Oncology & Hematology Coding Alert

You Be the Coder:

36593 on Chemo Day: Yes or No?

Question: I know I can't report vascular access device flushing on the same date as chemotherapy, but what if the staff uses tPA to declot a vascular device? May I report that service separately? How should I code multiple injections?

California Subscriber

Answer: You may report the vascular device declotting using tPA (tissue plasminogen activator) on the same date as chemotherapy administration. For the declotting service, you should report 36593 (Declotting by thrombolytic agent of implanted vascular access device or catheter). Note that use of a thrombolytic agent, such as the tPA you mention, is required for this code.

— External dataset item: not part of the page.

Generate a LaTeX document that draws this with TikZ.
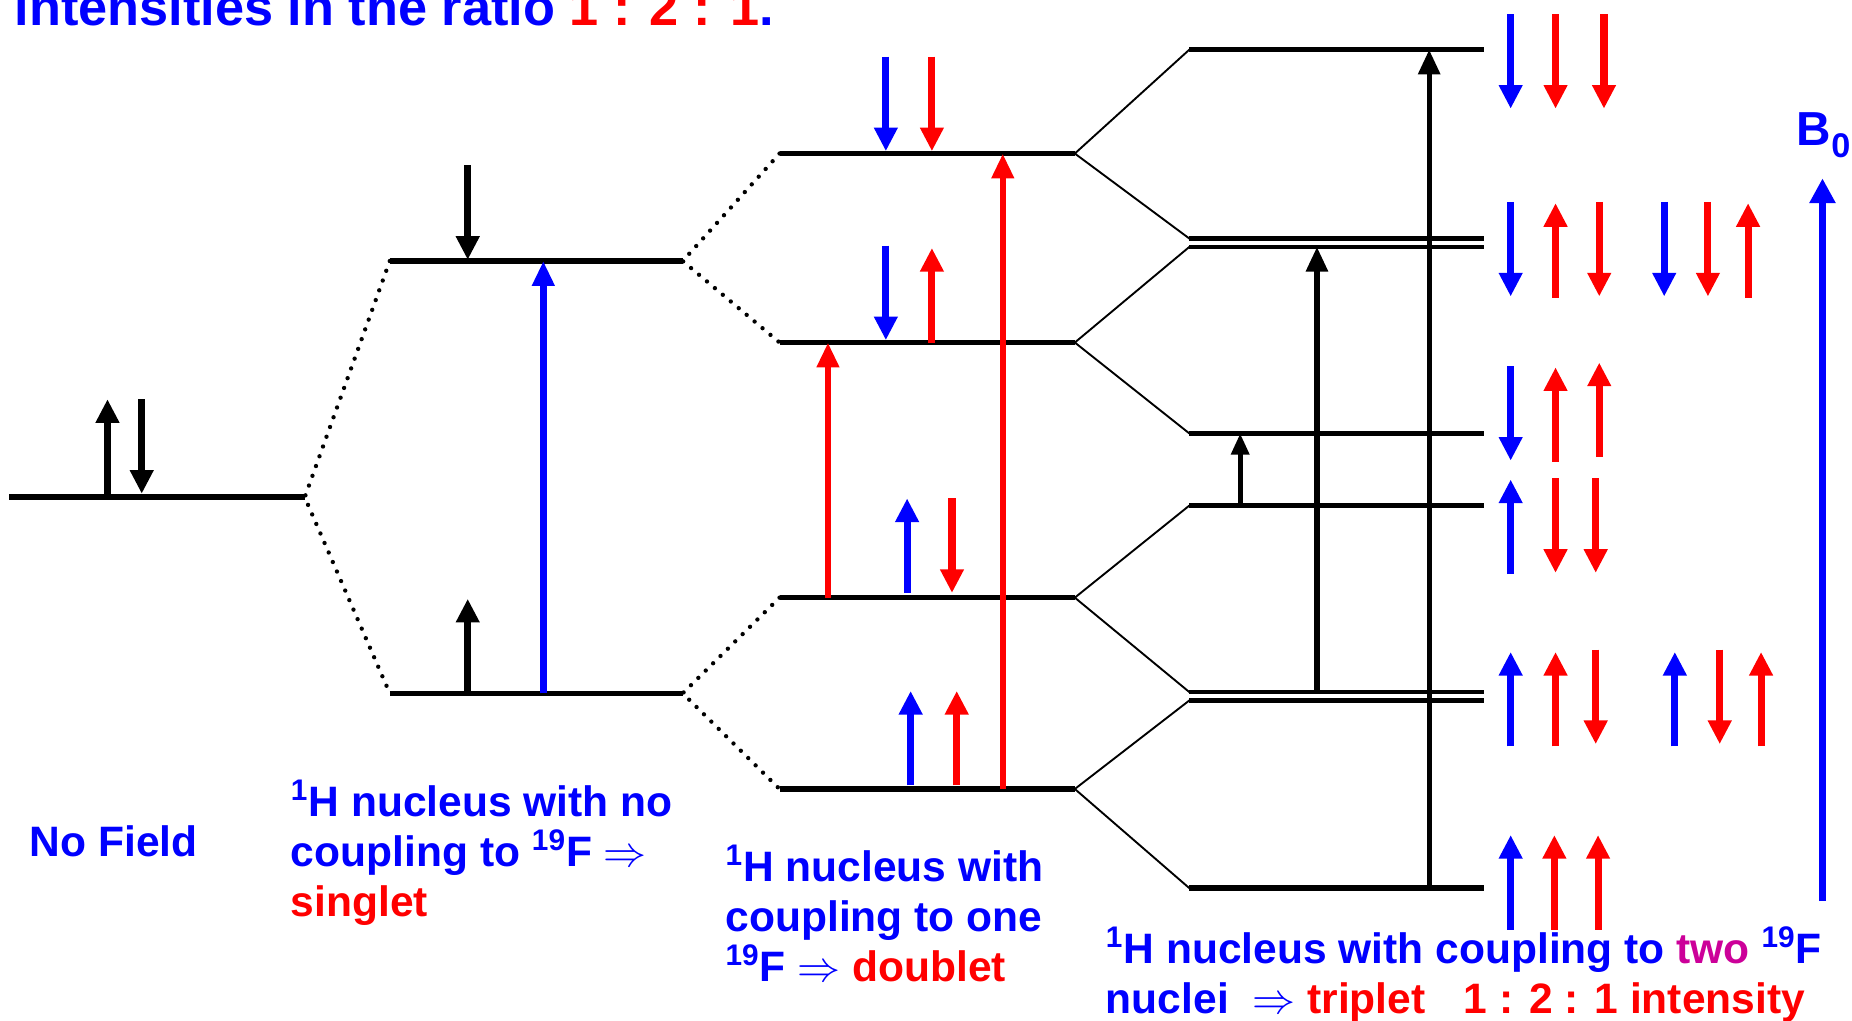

Distinction: CPT® Assistant (December 2009) indicates that the 36593 service is not the same as routine flushing of a vascular access device using saline or heparin. As you note, routine flushing is included in the chemotherapy service and is not separately reportable.

Multiple injections: If staff administers multiple thrombolytic injections for a single declotting service, you should not report 36593 multiple times. On the other hand, if the vascular device requires separate declotting more than once on the same date, you may report 36593 for the first service and then report each additional service using 36593-59 (Distinct procedural service).

Support: CPT® Assistant states, 36593 "should only be used multiple times when defined separate declots take place." Documentation should clearly show the initial declotting was successful and then, subsequent to the initial declotting, a separately defined clot occurred requiring another round of tPA to declot again.